Though there has been little written about couples in transition to retirement, attention is repeatedly drawn to couples planning, anticipating, and communicating together around upcoming retirements in the pre-retirement years. That is, not waiting to address problems in your relationship instead of assuming, “we’ll deal with it later,” makes a difference. Negotiating mutually-satisfactory divisions of who does what around the house and who decides what about money is important. Trying to arrange things in ways that balance the dependence in your relationship with independence may be a key way in which couples can decrease relational strain and best cope with the psychological, social, and economic transitions they’ll experience as one or both move away from full-time occupational life.

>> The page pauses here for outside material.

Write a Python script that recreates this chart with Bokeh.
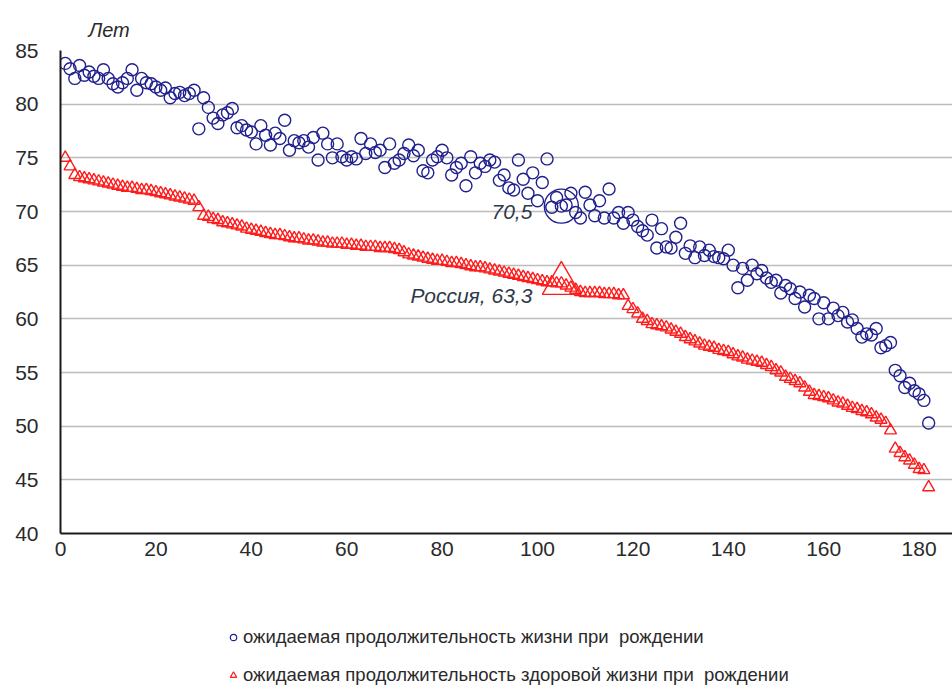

Here are some things that we know, based on the small amount of research that does exist:

  • Major life transitions, like retirement, typically involve a mixture of changes – in each person’s sense of themselves, in their roles, and in their relationships [1].
  • Each of these changes, even those that are planned for and eagerly anticipated, involve unexpected losses and gains.
  • Retirement may mean personal freedom, and at the same time loss of an important part of one’s identity.
  • It may mean the shucking off of unwanted constraints, and also finding oneself in new and unsatisfying roles.
  • All of these changes may lead to more time for the couple to be together and at the same time involve stress for the retiree, the partner, and the relationship between them. 

The boxes below offer ideas about ways of easing the stresses that couples incur as one or both make transition to retirement.

Communicate about shared visions

  • Financial planning
  • Social engagements & leisure time (both independently and together)
  • Expected lifestyles—including any continued engagements with work, visions of travel, cutbacks in spending, etc.